O momento em que fazem mais sucesso nesses shows é quando cantam “O Sol e a Lua”, que não é música deles, mas do pai de Terezinha, Sebastião Roque Ortiz, falecido faz 20 anos e, segundo Ico, foi “o número um dos cantadores de cururu no Estado de São Paulo”.
O acaso que marcou o encontro desses dois artistas brasileiros vindos para Itu de pontos tão distantes e de origens tão diferentes – Edvaldo é de São Miguel Paulista, periferia da zona leste paulistana, e sempre foi ligado aos movimentos populares – é celebrado quando eles empunham a viola e soltam o vozeirão para cantar os primeiros versos de “O Sol e a Lua”, um sem olhar para o outro:
“O sol com a lua se encontraram um belo dia
Os dois planetas começaram a conversar.
Mas a lua para o sol ela dizia
Que deste jeito nós não pode continuar.
Você sai e enche o povo de alegria
E quando eu saio todo mundo vai deitar”
Feliz com a primeira entrevista que deu na vida, Ico do Violão agradece e brinca comigo: “Quem sabe agora começo a ganhar um dinheirinho…” Danado que só ele, guardou o melhor da história, o seu secreto parentesco presidencial, para me contar quando eu já tinha me dado por satisfeito e guardado o caderno, faltando só o Mané Marques fazer a parte dele.
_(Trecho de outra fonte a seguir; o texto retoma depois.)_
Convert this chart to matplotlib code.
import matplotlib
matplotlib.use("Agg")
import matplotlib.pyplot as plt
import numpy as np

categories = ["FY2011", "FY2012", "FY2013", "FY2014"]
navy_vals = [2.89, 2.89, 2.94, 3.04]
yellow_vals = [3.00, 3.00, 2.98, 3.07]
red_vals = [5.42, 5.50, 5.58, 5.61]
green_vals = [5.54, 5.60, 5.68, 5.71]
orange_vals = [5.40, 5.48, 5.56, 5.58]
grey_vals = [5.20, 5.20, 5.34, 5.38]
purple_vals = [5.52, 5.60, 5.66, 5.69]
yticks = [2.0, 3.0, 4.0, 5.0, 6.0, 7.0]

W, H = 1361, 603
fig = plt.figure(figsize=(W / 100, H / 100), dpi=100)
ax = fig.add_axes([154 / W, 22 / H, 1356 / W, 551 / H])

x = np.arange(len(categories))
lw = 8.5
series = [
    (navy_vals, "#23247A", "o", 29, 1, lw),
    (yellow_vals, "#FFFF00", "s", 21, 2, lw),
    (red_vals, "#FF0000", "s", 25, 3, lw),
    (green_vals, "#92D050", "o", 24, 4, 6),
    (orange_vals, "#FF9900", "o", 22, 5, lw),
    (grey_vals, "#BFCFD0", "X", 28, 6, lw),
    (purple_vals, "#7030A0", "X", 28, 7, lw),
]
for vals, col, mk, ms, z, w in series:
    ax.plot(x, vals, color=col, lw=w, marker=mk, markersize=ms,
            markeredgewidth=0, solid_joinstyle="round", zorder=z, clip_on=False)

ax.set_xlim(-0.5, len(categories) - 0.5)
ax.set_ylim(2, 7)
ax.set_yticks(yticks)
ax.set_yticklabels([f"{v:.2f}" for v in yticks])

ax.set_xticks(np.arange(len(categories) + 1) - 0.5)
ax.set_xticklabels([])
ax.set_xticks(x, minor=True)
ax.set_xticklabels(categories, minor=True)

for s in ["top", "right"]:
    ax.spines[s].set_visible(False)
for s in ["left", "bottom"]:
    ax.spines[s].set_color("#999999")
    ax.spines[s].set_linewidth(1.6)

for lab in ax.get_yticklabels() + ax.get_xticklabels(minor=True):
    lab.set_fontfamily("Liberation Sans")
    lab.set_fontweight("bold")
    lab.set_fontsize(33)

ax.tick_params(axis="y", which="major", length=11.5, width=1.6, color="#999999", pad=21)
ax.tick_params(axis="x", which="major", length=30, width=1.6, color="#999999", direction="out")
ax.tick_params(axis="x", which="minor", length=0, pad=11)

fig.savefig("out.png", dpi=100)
Da Pedreira do Varvito, onde ele me contou o segredo de Wenceslau Braz, seguimos para a casa de Ico, que ele mesmo construiu, tijolo a tijolo e telhado de amianto, onde a família preparou um belo almoço de aniversário para este novo pop star de Itu.
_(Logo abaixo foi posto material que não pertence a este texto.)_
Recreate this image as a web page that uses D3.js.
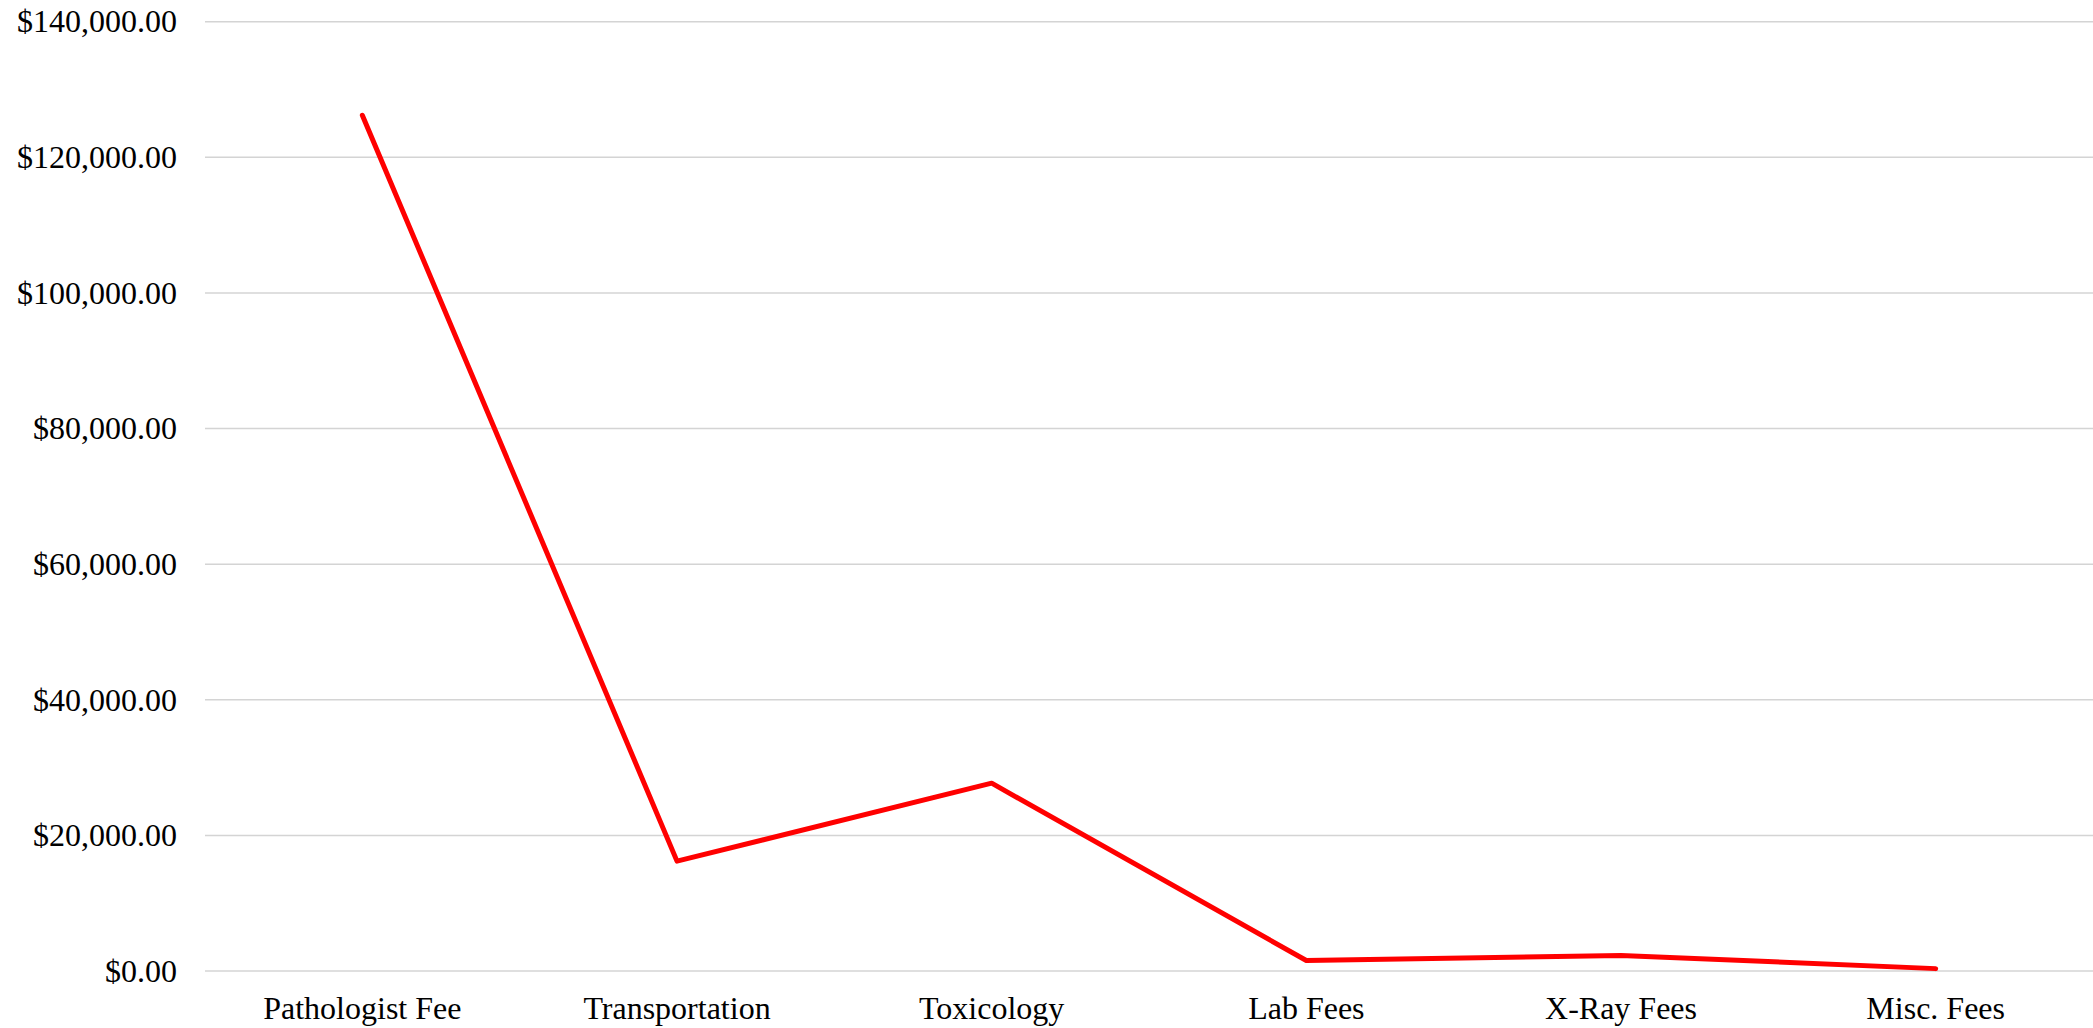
<!DOCTYPE html>
<html>
<head>
<meta charset="utf-8"/>
<title>Autopsy Fees</title>
<style>
  body { margin: 0; background: #fff; }
  text { font-family: "Liberation Serif", "Times New Roman", serif; fill: #000; }
</style>
<script src="https://d3js.org/d3.v7.min.js"></script>
</head>
<body>
<div id="chart"></div>
<script>
// chart data
var categories = ["Pathologist Fee", "Transportation", "Toxicology", "Lab Fees", "X-Ray Fees", "Misc. Fees"]
var fees = [126200, 16200, 27700, 1550, 2300, 350]
var yTicks = [0, 20000, 40000, 60000, 80000, 100000, 120000, 140000]

var width = 2093,
    height = 1028
var margin = {top: 21, right: 0, bottom: 57, left: 205}

var svg = d3.select("#chart")
  .append("svg")
    .attr("width", width)
    .attr("height", height)

var x = d3.scaleBand()
  .domain(categories)
  .range([margin.left, width - margin.right])

var y = d3.scaleLinear()
  .domain([0, 140000])
  .range([height - margin.bottom, margin.top + 0.7])

var money = function(d) { return "$" + d3.format(",.2f")(d) }

// horizontal gridlines
svg.append("g")
  .selectAll("line")
  .data(yTicks)
  .enter()
  .append("line")
    .attr("x1", margin.left)
    .attr("x2", width - margin.right)
    .attr("y1", function(d) { return y(d) })
    .attr("y2", function(d) { return y(d) })
    .attr("stroke", "#d4d4d4")
    .attr("stroke-width", 1.5)

// y axis labels
var yAxis = svg.append("g")
  .attr("transform", "translate(" + margin.left + ",0)")
  .call(d3.axisLeft(y).tickValues(yTicks).tickFormat(money).tickSize(0).tickPadding(28))
yAxis.select(".domain").remove()
yAxis.selectAll("text")
  .style("font-family", "'Liberation Serif', 'Times New Roman', serif")
  .style("font-size", "32px")
  .attr("fill", "#000")

// x axis labels
var xAxis = svg.append("g")
  .attr("transform", "translate(0," + y(0) + ")")
  .call(d3.axisBottom(x).tickSize(0).tickPadding(25))
xAxis.select(".domain").remove()
xAxis.selectAll("text")
  .style("font-family", "'Liberation Serif', 'Times New Roman', serif")
  .style("font-size", "32px")
  .attr("fill", "#000")

// the line
var line = d3.line()
  .x(function(d, i) { return x(categories[i]) + x.bandwidth() / 2 })
  .y(function(d) { return y(d) })

svg.append("path")
  .datum(fees)
  .attr("d", line)
  .attr("fill", "none")
  .attr("stroke", "#ff0000")
  .attr("stroke-width", 5)
  .attr("stroke-linejoin", "round")
  .attr("stroke-linecap", "round")
</script>
</body>
</html>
Tinha de tudo: galinhada, churrasco, feijão gordo, pernil e maionese, aquela farta misturança que nunca falta nas festas dos brasileiros mais humildes. Só foi difícil ajeitar para tirar a foto o monte de parentes, vizinhos e amigos, umas 70 pessoas para 40 quilos de carne, na sala de visitas e em torno da mesa no puxadinho da entrada da casa. É o sucesso, ainda que tarde.